Emit the data below verbatim, stripping out any pictures.

>> BEGIN

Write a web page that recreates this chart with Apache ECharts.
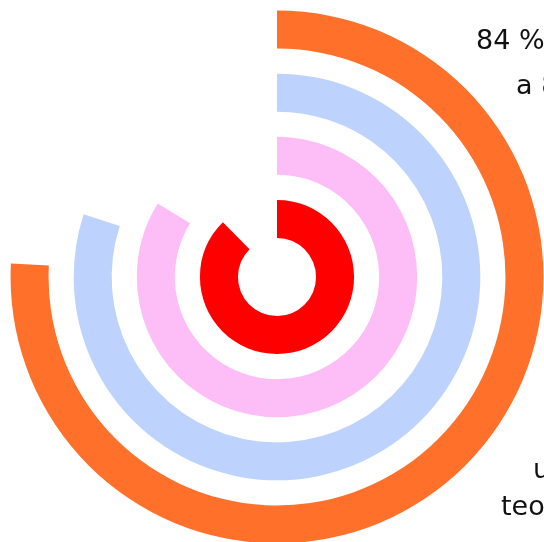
<!DOCTYPE html>
<html>
<head>
<meta charset="utf-8">
<title>anéis</title>
<script src="https://cdn.jsdelivr.net/npm/echarts@6/dist/echarts.min.js"></script>
<style>
  html, body { margin: 0; padding: 0; background: #fff; }
  #container { width: 544px; height: 542px; }
</style>
</head>
<body>
<div id="container"></div>
<script>
// dados: do anel interno para o externo
var categorias = ['A', 'B', 'C', 'D'];
var valores = [87.6, 83.8, 80.0, 75.8];
var cores = ['#ff0000', '#fdbdf7', '#bdd3fd', '#ff702a'];

// textos à direita (cortados pela borda)
var rotulosTopo = ['84 % da meta', 'a 88 % do total'];
var rotulosBase = ['um valor', 'teoria'];

var fonte = '27px "DejaVu Sans", sans-serif';

var myChart = echarts.init(document.getElementById('container'));

var dados = valores.map(function (v, i) {
    return { value: v, itemStyle: { color: cores[i] } };
});

var option = {
    animation: false,
    polar: {
        center: [277, 277],
        radius: [26.5, 279]
    },
    angleAxis: {
        type: 'value',
        min: 0,
        max: 100,
        startAngle: 90,
        clockwise: true,
        show: false
    },
    radiusAxis: {
        type: 'category',
        data: categorias,
        show: false
    },
    graphic: [
        { type: 'text', style: { text: rotulosTopo[0], x: 476, y: 42, verticalAlign: 'middle', font: fonte, fill: '#111' } },
        { type: 'text', style: { text: rotulosTopo[1], x: 516, y: 87, verticalAlign: 'middle', font: fonte, fill: '#111' } },
        { type: 'text', style: { text: rotulosBase[0], x: 533, y: 471, verticalAlign: 'middle', font: fonte, fill: '#111' } },
        { type: 'text', style: { text: rotulosBase[1], x: 501, y: 508, verticalAlign: 'middle', font: fonte, fill: '#111' } }
    ],
    series: [{
        type: 'bar',
        coordinateSystem: 'polar',
        barWidth: 38,
        data: dados
    }]
};
myChart.setOption(option);
</script>
</body>
</html>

>> END

*Exercise response*.
Write a web page that recreates this chart with Apache ECharts.
<!DOCTYPE html>
<html>
<head>
<meta charset="utf-8">
<title>anéis</title>
<script src="https://cdn.jsdelivr.net/npm/echarts@6/dist/echarts.min.js"></script>
<style>
  html, body { margin: 0; padding: 0; background: #fff; }
  #container { width: 544px; height: 542px; }
</style>
</head>
<body>
<div id="container"></div>
<script>
// dados: do anel interno para o externo
var categorias = ['A', 'B', 'C', 'D'];
var valores = [87.6, 83.8, 80.0, 75.8];
var cores = ['#ff0000', '#fdbdf7', '#bdd3fd', '#ff702a'];

// textos à direita (cortados pela borda)
var rotulosTopo = ['84 % da meta', 'a 88 % do total'];
var rotulosBase = ['um valor', 'teoria'];

var fonte = '27px "DejaVu Sans", sans-serif';

var myChart = echarts.init(document.getElementById('container'));

var dados = valores.map(function (v, i) {
    return { value: v, itemStyle: { color: cores[i] } };
});

var option = {
    animation: false,
    polar: {
        center: [277, 277],
        radius: [26.5, 279]
    },
    angleAxis: {
        type: 'value',
        min: 0,
        max: 100,
        startAngle: 90,
        clockwise: true,
        show: false
    },
    radiusAxis: {
        type: 'category',
        data: categorias,
        show: false
    },
    graphic: [
        { type: 'text', style: { text: rotulosTopo[0], x: 476, y: 42, verticalAlign: 'middle', font: fonte, fill: '#111' } },
        { type: 'text', style: { text: rotulosTopo[1], x: 516, y: 87, verticalAlign: 'middle', font: fonte, fill: '#111' } },
        { type: 'text', style: { text: rotulosBase[0], x: 533, y: 471, verticalAlign: 'middle', font: fonte, fill: '#111' } },
        { type: 'text', style: { text: rotulosBase[1], x: 501, y: 508, verticalAlign: 'middle', font: fonte, fill: '#111' } }
    ],
    series: [{
        type: 'bar',
        coordinateSystem: 'polar',
        barWidth: 38,
        data: dados
    }]
};
myChart.setOption(option);
</script>
</body>
</html>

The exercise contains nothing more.